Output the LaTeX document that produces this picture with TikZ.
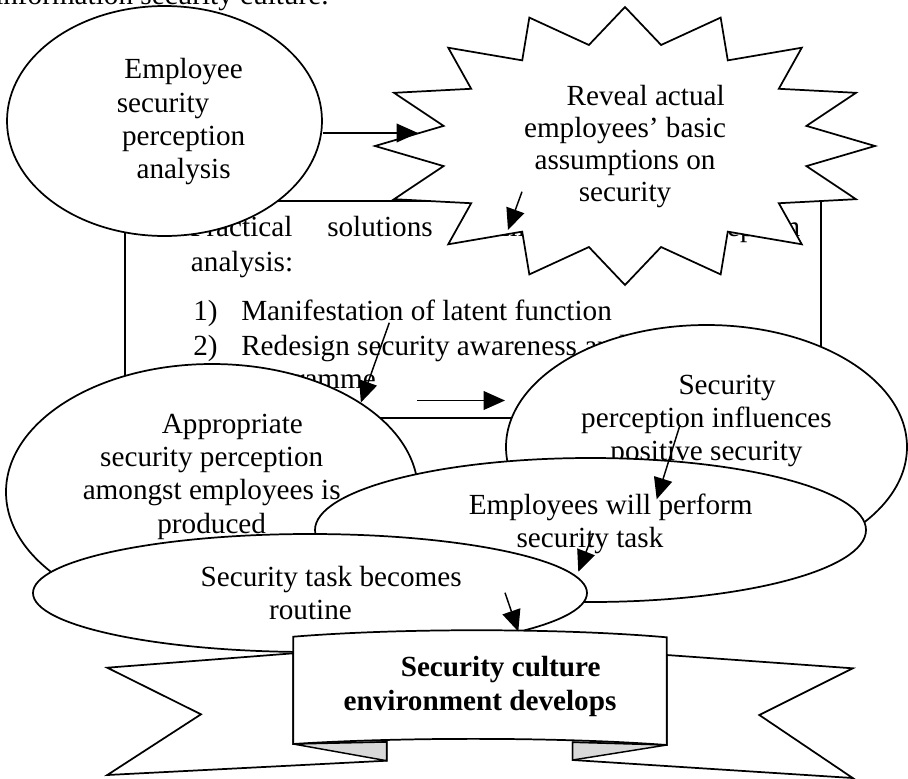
\documentclass[tikz,border=0pt]{standalone}
\usepackage{fontspec}
\setmainfont{Liberation Serif}
\usetikzlibrary{arrows.meta,shapes.geometric}
\newlength\pxu
\setlength\pxu{0.75pt}
\newcommand\ldsp{\hspace*{31pt}}
\begin{document}
\begin{tikzpicture}[x=0.75pt,y=-0.75pt,
  txt/.style={font=\fontsize{21.9pt}{25pt}\selectfont, align=center, inner sep=0pt},
  btxt/.style={txt, font=\fontsize{21.9pt}{25pt}\selectfont\bfseries},
  shp/.style={draw, line width=1.3pt, fill=white},
  oval/.style={shp, ellipse, inner sep=0pt},
  boxline/.style={draw, line width=1pt, inner sep=0pt},
  arr/.style={-{Triangle[length=16pt,width=14pt]}, line width=1.1pt},
  fold/.style={draw, line width=1.1pt, fill=black!15}]
\useasboundingbox (0,0) rectangle (908,779);
\fill[white] (0,0) rectangle (908,779);
\node[txt, anchor=base west] (toptext) at (-5,4) {information security culture.};

% practical solutions box
\node[boxline, minimum width=696\pxu, minimum height=217\pxu] (box) at (473,309.5) {};
\node[txt, anchor=base west] (p1) at (190,236.7) {Practical};
\node[txt, anchor=base west] (p2) at (327,236.7) {solutions};
\node[txt, anchor=base west] (p3) at (468,236.7) {from};
\node[txt, anchor=base west] (p4) at (676.7,236.7) {perception};
\node[txt, anchor=base west] (p5) at (190.7,271.7) {analysis:};
\node[txt, anchor=base west] (l1n) at (193,320) {1)};
\node[txt, anchor=base west] (l1) at (241,320) {Manifestation of latent function};
\node[txt, anchor=base west] (l2n) at (193,355) {2)};
\node[txt, anchor=base west] (l2) at (241,355) {Redesign security awareness and training};
\node[txt, anchor=base west] (l3) at (241,388) {programme};

% employee security perception analysis
\node[oval, minimum width=315\pxu, minimum height=230\pxu] (e1) at (164.5,121) {};
\node[txt] (t1) at (163,122) {\ldsp Employee\\security\\\ldsp perception\\\ldsp analysis};

% star
\draw[shp] (625,7) \foreach \k in {0,...,15} {
   -- ({625+185*cos(101.25+22.5*\k)},{146-103*sin(101.25+22.5*\k)})
   -- ({625+250*cos(112.5+22.5*\k)},{146-139*sin(112.5+22.5*\k)}) } -- cycle;
\coordinate (sc) at (625,146);
\node[txt, font=\fontsize{21.9pt}{24pt}\selectfont] (trev) at (625,147) {\ldsp Reveal actual\\employees’ basic\\assumptions on\\security};

% lower ellipses
\node[oval, minimum width=412\pxu, minimum height=256\pxu] (e2) at (212,492) {};
\node[txt] (t2) at (211.7,476.7) {\ldsp Appropriate\\security perception\\amongst employees is\\produced};
\node[oval, minimum width=401\pxu, minimum height=244\pxu] (e3) at (706.5,447) {};
\node[txt] (t3) at (706.5,421) {\ldsp Security\\perception influences\\positive security};
\node[oval, minimum width=551\pxu, minimum height=144\pxu] (e4) at (590.5,530) {};
\node[txt] (t4) at (590,523.7) {\ldsp Employees will perform\\security task};
\node[oval, minimum width=554\pxu, minimum height=118\pxu] (e5) at (310,593) {};
\node[txt] (t5) at (310.5,593.3) {\ldsp Security task becomes\\routine};

% banner
\draw[shp] (293.3,653.3) -- (107.3,667.7) -- (201,714.3) -- (107.3,775) -- (386.7,760.7) -- (386.7,742) -- (293.3,744) -- cycle;
\draw[fold] (293.3,744) -- (386.7,742) -- (386.7,760.7) -- cycle;
\draw[shp] (666.7,655) -- (852.7,668.3) -- (759.3,715) -- (852.7,778) -- (572.7,760) -- (572.7,742.3) -- (666.7,745) -- cycle;
\draw[fold] (572.7,742.3) -- (666.7,745) -- (572.7,760) -- cycle;
\draw[shp] (293.3,636.7) .. controls (400,628) and (560,628) .. (666.7,637.3) -- (666.7,745) .. controls (560,737) and (400,737) .. (293.3,744) -- cycle;
\node[btxt] (tban) at (480,686.5) {\ldsp Security culture\\environment develops};

% connectors
\coordinate (a1e) at (418,133);
\draw[arr] (e1.east |- a1e) -- (a1e);
\coordinate (a2s) at (522,191.7);
\coordinate (a2e) at (508,230);
\draw[arr] (a2s) -- (a2e);
\coordinate (a3s) at (389.3,322.7);
\draw[arr] (a3s) -- (e2.31);
\coordinate (a4s) at (417,400.5);
\coordinate (a4e) at (505,400.5);
\draw[arr] (a4s) -- (a4e);
\coordinate (a5s) at (680,425);
\coordinate (a5e) at (656.7,499.3);
\draw[arr] (a5s) -- (a5e);
\coordinate (a6s) at (593.3,533.3);
\coordinate (a6e) at (578.3,571.7);
\draw[arr] (a6s) -- (a6e);
\coordinate (a7s) at (505,592.7);
\coordinate (ptop) at (518.3,631.5);
\draw[arr] (a7s) -- (ptop);
\end{tikzpicture}
\end{document}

· · · ·

Task instructions » Transcribe the listing above verbatim. Omit the pictures.

Solution for this task »
Output the LaTeX document that produces this picture with TikZ.
\documentclass[tikz,border=0pt]{standalone}
\usepackage{fontspec}
\setmainfont{Liberation Serif}
\usetikzlibrary{arrows.meta,shapes.geometric}
\newlength\pxu
\setlength\pxu{0.75pt}
\newcommand\ldsp{\hspace*{31pt}}
\begin{document}
\begin{tikzpicture}[x=0.75pt,y=-0.75pt,
  txt/.style={font=\fontsize{21.9pt}{25pt}\selectfont, align=center, inner sep=0pt},
  btxt/.style={txt, font=\fontsize{21.9pt}{25pt}\selectfont\bfseries},
  shp/.style={draw, line width=1.3pt, fill=white},
  oval/.style={shp, ellipse, inner sep=0pt},
  boxline/.style={draw, line width=1pt, inner sep=0pt},
  arr/.style={-{Triangle[length=16pt,width=14pt]}, line width=1.1pt},
  fold/.style={draw, line width=1.1pt, fill=black!15}]
\useasboundingbox (0,0) rectangle (908,779);
\fill[white] (0,0) rectangle (908,779);
\node[txt, anchor=base west] (toptext) at (-5,4) {information security culture.};

% practical solutions box
\node[boxline, minimum width=696\pxu, minimum height=217\pxu] (box) at (473,309.5) {};
\node[txt, anchor=base west] (p1) at (190,236.7) {Practical};
\node[txt, anchor=base west] (p2) at (327,236.7) {solutions};
\node[txt, anchor=base west] (p3) at (468,236.7) {from};
\node[txt, anchor=base west] (p4) at (676.7,236.7) {perception};
\node[txt, anchor=base west] (p5) at (190.7,271.7) {analysis:};
\node[txt, anchor=base west] (l1n) at (193,320) {1)};
\node[txt, anchor=base west] (l1) at (241,320) {Manifestation of latent function};
\node[txt, anchor=base west] (l2n) at (193,355) {2)};
\node[txt, anchor=base west] (l2) at (241,355) {Redesign security awareness and training};
\node[txt, anchor=base west] (l3) at (241,388) {programme};

% employee security perception analysis
\node[oval, minimum width=315\pxu, minimum height=230\pxu] (e1) at (164.5,121) {};
\node[txt] (t1) at (163,122) {\ldsp Employee\\security\\\ldsp perception\\\ldsp analysis};

% star
\draw[shp] (625,7) \foreach \k in {0,...,15} {
   -- ({625+185*cos(101.25+22.5*\k)},{146-103*sin(101.25+22.5*\k)})
   -- ({625+250*cos(112.5+22.5*\k)},{146-139*sin(112.5+22.5*\k)}) } -- cycle;
\coordinate (sc) at (625,146);
\node[txt, font=\fontsize{21.9pt}{24pt}\selectfont] (trev) at (625,147) {\ldsp Reveal actual\\employees’ basic\\assumptions on\\security};

% lower ellipses
\node[oval, minimum width=412\pxu, minimum height=256\pxu] (e2) at (212,492) {};
\node[txt] (t2) at (211.7,476.7) {\ldsp Appropriate\\security perception\\amongst employees is\\produced};
\node[oval, minimum width=401\pxu, minimum height=244\pxu] (e3) at (706.5,447) {};
\node[txt] (t3) at (706.5,421) {\ldsp Security\\perception influences\\positive security};
\node[oval, minimum width=551\pxu, minimum height=144\pxu] (e4) at (590.5,530) {};
\node[txt] (t4) at (590,523.7) {\ldsp Employees will perform\\security task};
\node[oval, minimum width=554\pxu, minimum height=118\pxu] (e5) at (310,593) {};
\node[txt] (t5) at (310.5,593.3) {\ldsp Security task becomes\\routine};

% banner
\draw[shp] (293.3,653.3) -- (107.3,667.7) -- (201,714.3) -- (107.3,775) -- (386.7,760.7) -- (386.7,742) -- (293.3,744) -- cycle;
\draw[fold] (293.3,744) -- (386.7,742) -- (386.7,760.7) -- cycle;
\draw[shp] (666.7,655) -- (852.7,668.3) -- (759.3,715) -- (852.7,778) -- (572.7,760) -- (572.7,742.3) -- (666.7,745) -- cycle;
\draw[fold] (572.7,742.3) -- (666.7,745) -- (572.7,760) -- cycle;
\draw[shp] (293.3,636.7) .. controls (400,628) and (560,628) .. (666.7,637.3) -- (666.7,745) .. controls (560,737) and (400,737) .. (293.3,744) -- cycle;
\node[btxt] (tban) at (480,686.5) {\ldsp Security culture\\environment develops};

% connectors
\coordinate (a1e) at (418,133);
\draw[arr] (e1.east |- a1e) -- (a1e);
\coordinate (a2s) at (522,191.7);
\coordinate (a2e) at (508,230);
\draw[arr] (a2s) -- (a2e);
\coordinate (a3s) at (389.3,322.7);
\draw[arr] (a3s) -- (e2.31);
\coordinate (a4s) at (417,400.5);
\coordinate (a4e) at (505,400.5);
\draw[arr] (a4s) -- (a4e);
\coordinate (a5s) at (680,425);
\coordinate (a5e) at (656.7,499.3);
\draw[arr] (a5s) -- (a5e);
\coordinate (a6s) at (593.3,533.3);
\coordinate (a6e) at (578.3,571.7);
\draw[arr] (a6s) -- (a6e);
\coordinate (a7s) at (505,592.7);
\coordinate (ptop) at (518.3,631.5);
\draw[arr] (a7s) -- (ptop);
\end{tikzpicture}
\end{document}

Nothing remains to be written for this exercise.